- **Requirements**
Restate each of the lines below word for word and drop every picture.

Start Data provided

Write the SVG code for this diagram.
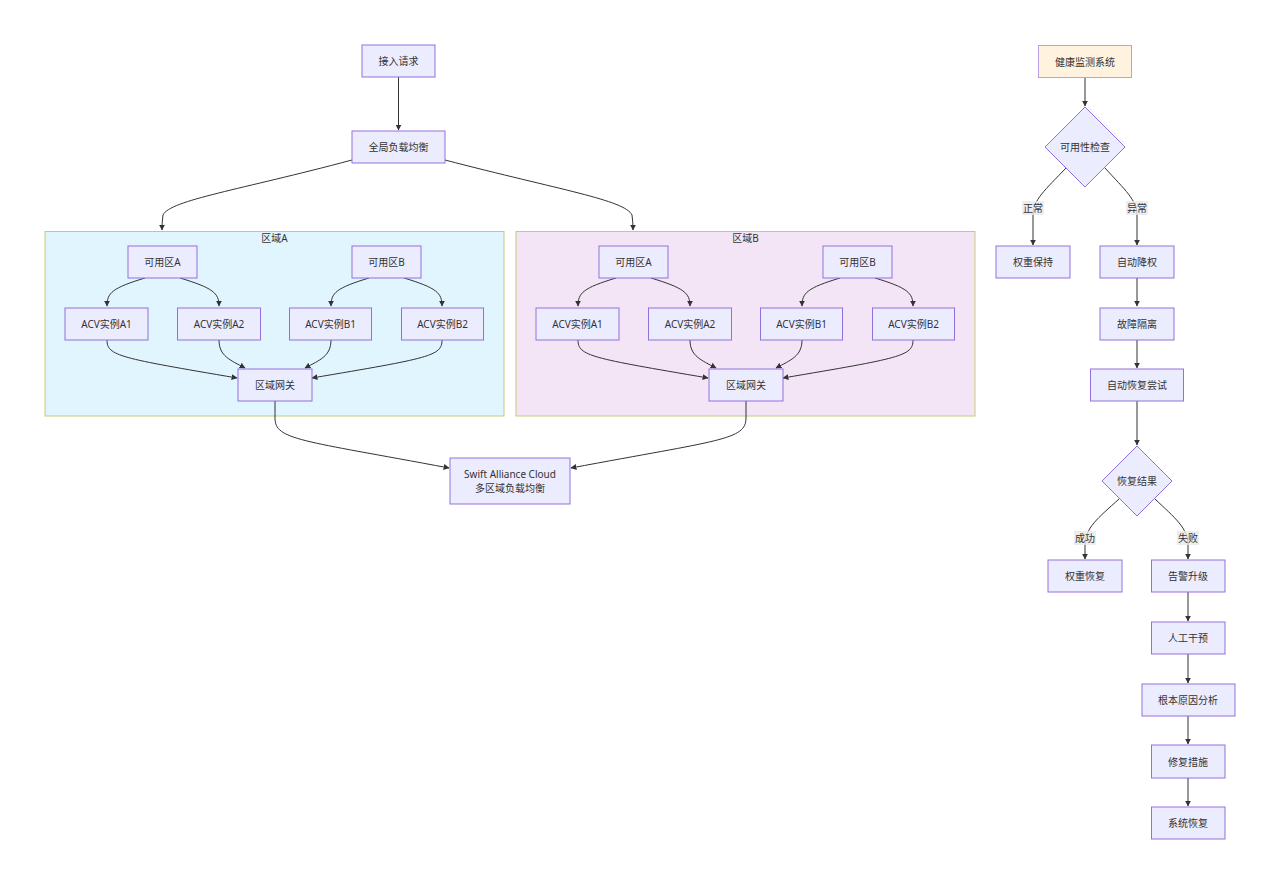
<svg xmlns="http://www.w3.org/2000/svg" width="1280" height="884" viewBox="0 0 1280 884">
<style>
text{font-family:"Noto Sans","Noto Sans CJK SC",sans-serif;font-size:10px;fill:#333;text-anchor:middle;dominant-baseline:central}
.n{fill:#ECECFF;stroke:#9370DB;stroke-width:1}
.e{fill:none;stroke:#333;stroke-width:1;marker-end:url(#a)}
.lb{fill:#e8e8e8;opacity:0.8}
</style>
<defs>
<marker id="a" viewBox="0 0 10 10" refX="9" refY="5" markerWidth="6" markerHeight="6" orient="auto-start-reverse" markerUnits="userSpaceOnUse">
<path d="M0,0L10,5L0,10z" fill="#333"/>
</marker>
</defs>
<rect width="1280" height="884" fill="#fff"/>
<g id="regionA">
<rect x="45" y="231.5" width="459" height="184.5" fill="#E1F5FE" stroke="#C8C87A" stroke-width="1"/>
<text x="274.5" y="238">区域A</text>
</g>
<g id="regionB">
<rect x="516" y="231.5" width="459" height="184.5" fill="#F3E5F5" stroke="#C8C87A" stroke-width="1"/>
<text x="745.5" y="238">区域B</text>
</g>
<g id="connectors">
<path class="e" d="M398.5,77 L398.5,130"/>
<path class="e" d="M352,160 C240,190 170,200 163,215 Q162,222 162,230"/>
<path class="e" d="M445,160 C560,190 625,200 632,215 Q633,222 633,230"/>
<path class="e" d="M145,278 C112,288 107,293 107,306"/>
<path class="e" d="M180,278 C213,288 219,293 219,306"/>
<path class="e" d="M369,278 C336,288 331,293 331,306"/>
<path class="e" d="M404,278 C437,288 442,293 442,306"/>
<path class="e" d="M107,340 C107,356 120,358 237,378"/>
<path class="e" d="M219,340 C219,356 230,360 245,368"/>
<path class="e" d="M331,340 C331,356 320,360 305,368"/>
<path class="e" d="M442,340 C442,356 430,358 312,378"/>
<path class="e" d="M616,278 C583,288 578,293 578,306"/>
<path class="e" d="M651,278 C684,288 690,293 690,306"/>
<path class="e" d="M840,278 C807,288 802,293 802,306"/>
<path class="e" d="M875,278 C908,288 913,293 913,306"/>
<path class="e" d="M578,340 C578,356 591,358 708,378"/>
<path class="e" d="M690,340 C690,356 701,360 716,368"/>
<path class="e" d="M802,340 C802,356 791,360 776,368"/>
<path class="e" d="M913,340 C913,356 901,358 783,378"/>
<path class="e" d="M275,401 L275,418 C275,440 300,440 449,468"/>
<path class="e" d="M746,401 L746,418 C746,440 720,440 571,468"/>
<path class="e" d="M1085,77 L1085,106"/>
<path class="e" d="M1066,168 C1045,190 1033,200 1033,215 L1033,245"/>
<path class="e" d="M1105,168 C1125,190 1137,200 1137,215 L1137,245"/>
<path class="e" d="M1137,278 L1137,306"/>
<path class="e" d="M1137,340 L1137,368"/>
<path class="e" d="M1137,401 L1137,445"/>
<path class="e" d="M1119,499 C1098,518 1085,528 1085,545 L1085,559"/>
<path class="e" d="M1155,499 C1175,518 1188,528 1188,545 L1188,559"/>
<path class="e" d="M1188,592 L1188,621"/>
<path class="e" d="M1188,654 L1188,683"/>
<path class="e" d="M1188,716 L1188,744"/>
<path class="e" d="M1188,778 L1188,806"/>
<rect class="lb" x="1022" y="201" width="22" height="14"/><text x="1033" y="208">正常</text>
<rect class="lb" x="1126" y="201" width="22" height="14"/><text x="1137" y="208">异常</text>
<rect class="lb" x="1074" y="531" width="22" height="14"/><text x="1085" y="538">成功</text>
<rect class="lb" x="1177" y="531" width="22" height="14"/><text x="1188" y="538">失败</text>
</g>
<g id="n_req"><rect class="n" x="362" y="45" width="73" height="32"/><text x="398.5" y="61">接入请求</text></g>
<g id="n_glb"><rect class="n" x="352" y="131" width="93" height="32"/><text x="398.5" y="147">全局负载均衡</text></g>
<g id="A_zoneA"><rect class="n" x="128" y="246" width="69" height="32"/><text x="162.5" y="262">可用区A</text></g>
<g id="A_zoneB"><rect class="n" x="352" y="246" width="69" height="32"/><text x="386.5" y="262">可用区B</text></g>
<g id="A_a1"><rect class="n" x="65" y="308" width="83" height="32"/><text x="106.5" y="324">ACV实例A1</text></g>
<g id="A_a2"><rect class="n" x="177.5" y="308" width="83" height="32"/><text x="219" y="324">ACV实例A2</text></g>
<g id="A_b1"><rect class="n" x="289.5" y="308" width="82" height="32"/><text x="330.5" y="324">ACV实例B1</text></g>
<g id="A_b2"><rect class="n" x="401.5" y="308" width="82" height="32"/><text x="442.5" y="324">ACV实例B2</text></g>
<g id="A_gw"><rect class="n" x="238" y="369" width="74" height="32"/><text x="275" y="385">区域网关</text></g>
<g id="B_zoneA"><rect class="n" x="599" y="246" width="69" height="32"/><text x="633.5" y="262">可用区A</text></g>
<g id="B_zoneB"><rect class="n" x="823" y="246" width="69" height="32"/><text x="857.5" y="262">可用区B</text></g>
<g id="B_a1"><rect class="n" x="536" y="308" width="83" height="32"/><text x="577.5" y="324">ACV实例A1</text></g>
<g id="B_a2"><rect class="n" x="648.5" y="308" width="83" height="32"/><text x="690" y="324">ACV实例A2</text></g>
<g id="B_b1"><rect class="n" x="760.5" y="308" width="82" height="32"/><text x="801.5" y="324">ACV实例B1</text></g>
<g id="B_b2"><rect class="n" x="872.5" y="308" width="82" height="32"/><text x="913.5" y="324">ACV实例B2</text></g>
<g id="B_gw"><rect class="n" x="709" y="369" width="74" height="32"/><text x="746" y="385">区域网关</text></g>
<g id="n_swift"><rect class="n" x="450" y="458" width="120" height="46"/><text x="510" y="474">Swift Alliance Cloud</text><text x="510" y="488">多区域负载均衡</text></g>
<g id="n_health"><rect x="1038.5" y="45.5" width="93" height="32" fill="#FFF3E0" stroke="#B9A0E0" stroke-width="1"/><text x="1085" y="61.5">健康监测系统</text></g>
<g id="n_check"><polygon class="n" points="1085,107 1125,147 1085,187 1045,147"/><text x="1085" y="147">可用性检查</text></g>
<g id="n_keep"><rect class="n" x="996" y="246" width="74" height="32"/><text x="1033" y="262">权重保持</text></g>
<g id="n_down"><rect class="n" x="1100" y="246" width="74" height="32"/><text x="1137" y="262">自动降权</text></g>
<g id="n_iso"><rect class="n" x="1100" y="308" width="74" height="32"/><text x="1137" y="324">故障隔离</text></g>
<g id="n_try"><rect class="n" x="1090.5" y="369" width="93" height="32"/><text x="1137" y="385">自动恢复尝试</text></g>
<g id="n_res"><polygon class="n" points="1137,446 1172,481 1137,516 1102,481"/><text x="1137" y="481">恢复结果</text></g>
<g id="n_rec"><rect class="n" x="1048" y="560" width="74" height="32"/><text x="1085" y="576">权重恢复</text></g>
<g id="n_alarm"><rect class="n" x="1151.5" y="560" width="73.5" height="32"/><text x="1188" y="576">告警升级</text></g>
<g id="n_man"><rect class="n" x="1151.5" y="622" width="73.5" height="32"/><text x="1188" y="638">人工干预</text></g>
<g id="n_rca"><rect class="n" x="1142" y="684" width="93" height="32"/><text x="1188" y="700">根本原因分析</text></g>
<g id="n_fix"><rect class="n" x="1151.5" y="745" width="73.5" height="33"/><text x="1188" y="761.5">修复措施</text></g>
<g id="n_sys"><rect class="n" x="1151.5" y="807" width="73.5" height="32"/><text x="1188" y="823">系统恢复</text></g>
</svg>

End Data provided

- **Answer to the exercise**
Write the SVG code for this diagram.
<svg xmlns="http://www.w3.org/2000/svg" width="1280" height="884" viewBox="0 0 1280 884">
<style>
text{font-family:"Noto Sans","Noto Sans CJK SC",sans-serif;font-size:10px;fill:#333;text-anchor:middle;dominant-baseline:central}
.n{fill:#ECECFF;stroke:#9370DB;stroke-width:1}
.e{fill:none;stroke:#333;stroke-width:1;marker-end:url(#a)}
.lb{fill:#e8e8e8;opacity:0.8}
</style>
<defs>
<marker id="a" viewBox="0 0 10 10" refX="9" refY="5" markerWidth="6" markerHeight="6" orient="auto-start-reverse" markerUnits="userSpaceOnUse">
<path d="M0,0L10,5L0,10z" fill="#333"/>
</marker>
</defs>
<rect width="1280" height="884" fill="#fff"/>
<g id="regionA">
<rect x="45" y="231.5" width="459" height="184.5" fill="#E1F5FE" stroke="#C8C87A" stroke-width="1"/>
<text x="274.5" y="238">区域A</text>
</g>
<g id="regionB">
<rect x="516" y="231.5" width="459" height="184.5" fill="#F3E5F5" stroke="#C8C87A" stroke-width="1"/>
<text x="745.5" y="238">区域B</text>
</g>
<g id="connectors">
<path class="e" d="M398.5,77 L398.5,130"/>
<path class="e" d="M352,160 C240,190 170,200 163,215 Q162,222 162,230"/>
<path class="e" d="M445,160 C560,190 625,200 632,215 Q633,222 633,230"/>
<path class="e" d="M145,278 C112,288 107,293 107,306"/>
<path class="e" d="M180,278 C213,288 219,293 219,306"/>
<path class="e" d="M369,278 C336,288 331,293 331,306"/>
<path class="e" d="M404,278 C437,288 442,293 442,306"/>
<path class="e" d="M107,340 C107,356 120,358 237,378"/>
<path class="e" d="M219,340 C219,356 230,360 245,368"/>
<path class="e" d="M331,340 C331,356 320,360 305,368"/>
<path class="e" d="M442,340 C442,356 430,358 312,378"/>
<path class="e" d="M616,278 C583,288 578,293 578,306"/>
<path class="e" d="M651,278 C684,288 690,293 690,306"/>
<path class="e" d="M840,278 C807,288 802,293 802,306"/>
<path class="e" d="M875,278 C908,288 913,293 913,306"/>
<path class="e" d="M578,340 C578,356 591,358 708,378"/>
<path class="e" d="M690,340 C690,356 701,360 716,368"/>
<path class="e" d="M802,340 C802,356 791,360 776,368"/>
<path class="e" d="M913,340 C913,356 901,358 783,378"/>
<path class="e" d="M275,401 L275,418 C275,440 300,440 449,468"/>
<path class="e" d="M746,401 L746,418 C746,440 720,440 571,468"/>
<path class="e" d="M1085,77 L1085,106"/>
<path class="e" d="M1066,168 C1045,190 1033,200 1033,215 L1033,245"/>
<path class="e" d="M1105,168 C1125,190 1137,200 1137,215 L1137,245"/>
<path class="e" d="M1137,278 L1137,306"/>
<path class="e" d="M1137,340 L1137,368"/>
<path class="e" d="M1137,401 L1137,445"/>
<path class="e" d="M1119,499 C1098,518 1085,528 1085,545 L1085,559"/>
<path class="e" d="M1155,499 C1175,518 1188,528 1188,545 L1188,559"/>
<path class="e" d="M1188,592 L1188,621"/>
<path class="e" d="M1188,654 L1188,683"/>
<path class="e" d="M1188,716 L1188,744"/>
<path class="e" d="M1188,778 L1188,806"/>
<rect class="lb" x="1022" y="201" width="22" height="14"/><text x="1033" y="208">正常</text>
<rect class="lb" x="1126" y="201" width="22" height="14"/><text x="1137" y="208">异常</text>
<rect class="lb" x="1074" y="531" width="22" height="14"/><text x="1085" y="538">成功</text>
<rect class="lb" x="1177" y="531" width="22" height="14"/><text x="1188" y="538">失败</text>
</g>
<g id="n_req"><rect class="n" x="362" y="45" width="73" height="32"/><text x="398.5" y="61">接入请求</text></g>
<g id="n_glb"><rect class="n" x="352" y="131" width="93" height="32"/><text x="398.5" y="147">全局负载均衡</text></g>
<g id="A_zoneA"><rect class="n" x="128" y="246" width="69" height="32"/><text x="162.5" y="262">可用区A</text></g>
<g id="A_zoneB"><rect class="n" x="352" y="246" width="69" height="32"/><text x="386.5" y="262">可用区B</text></g>
<g id="A_a1"><rect class="n" x="65" y="308" width="83" height="32"/><text x="106.5" y="324">ACV实例A1</text></g>
<g id="A_a2"><rect class="n" x="177.5" y="308" width="83" height="32"/><text x="219" y="324">ACV实例A2</text></g>
<g id="A_b1"><rect class="n" x="289.5" y="308" width="82" height="32"/><text x="330.5" y="324">ACV实例B1</text></g>
<g id="A_b2"><rect class="n" x="401.5" y="308" width="82" height="32"/><text x="442.5" y="324">ACV实例B2</text></g>
<g id="A_gw"><rect class="n" x="238" y="369" width="74" height="32"/><text x="275" y="385">区域网关</text></g>
<g id="B_zoneA"><rect class="n" x="599" y="246" width="69" height="32"/><text x="633.5" y="262">可用区A</text></g>
<g id="B_zoneB"><rect class="n" x="823" y="246" width="69" height="32"/><text x="857.5" y="262">可用区B</text></g>
<g id="B_a1"><rect class="n" x="536" y="308" width="83" height="32"/><text x="577.5" y="324">ACV实例A1</text></g>
<g id="B_a2"><rect class="n" x="648.5" y="308" width="83" height="32"/><text x="690" y="324">ACV实例A2</text></g>
<g id="B_b1"><rect class="n" x="760.5" y="308" width="82" height="32"/><text x="801.5" y="324">ACV实例B1</text></g>
<g id="B_b2"><rect class="n" x="872.5" y="308" width="82" height="32"/><text x="913.5" y="324">ACV实例B2</text></g>
<g id="B_gw"><rect class="n" x="709" y="369" width="74" height="32"/><text x="746" y="385">区域网关</text></g>
<g id="n_swift"><rect class="n" x="450" y="458" width="120" height="46"/><text x="510" y="474">Swift Alliance Cloud</text><text x="510" y="488">多区域负载均衡</text></g>
<g id="n_health"><rect x="1038.5" y="45.5" width="93" height="32" fill="#FFF3E0" stroke="#B9A0E0" stroke-width="1"/><text x="1085" y="61.5">健康监测系统</text></g>
<g id="n_check"><polygon class="n" points="1085,107 1125,147 1085,187 1045,147"/><text x="1085" y="147">可用性检查</text></g>
<g id="n_keep"><rect class="n" x="996" y="246" width="74" height="32"/><text x="1033" y="262">权重保持</text></g>
<g id="n_down"><rect class="n" x="1100" y="246" width="74" height="32"/><text x="1137" y="262">自动降权</text></g>
<g id="n_iso"><rect class="n" x="1100" y="308" width="74" height="32"/><text x="1137" y="324">故障隔离</text></g>
<g id="n_try"><rect class="n" x="1090.5" y="369" width="93" height="32"/><text x="1137" y="385">自动恢复尝试</text></g>
<g id="n_res"><polygon class="n" points="1137,446 1172,481 1137,516 1102,481"/><text x="1137" y="481">恢复结果</text></g>
<g id="n_rec"><rect class="n" x="1048" y="560" width="74" height="32"/><text x="1085" y="576">权重恢复</text></g>
<g id="n_alarm"><rect class="n" x="1151.5" y="560" width="73.5" height="32"/><text x="1188" y="576">告警升级</text></g>
<g id="n_man"><rect class="n" x="1151.5" y="622" width="73.5" height="32"/><text x="1188" y="638">人工干预</text></g>
<g id="n_rca"><rect class="n" x="1142" y="684" width="93" height="32"/><text x="1188" y="700">根本原因分析</text></g>
<g id="n_fix"><rect class="n" x="1151.5" y="745" width="73.5" height="33"/><text x="1188" y="761.5">修复措施</text></g>
<g id="n_sys"><rect class="n" x="1151.5" y="807" width="73.5" height="32"/><text x="1188" y="823">系统恢复</text></g>
</svg>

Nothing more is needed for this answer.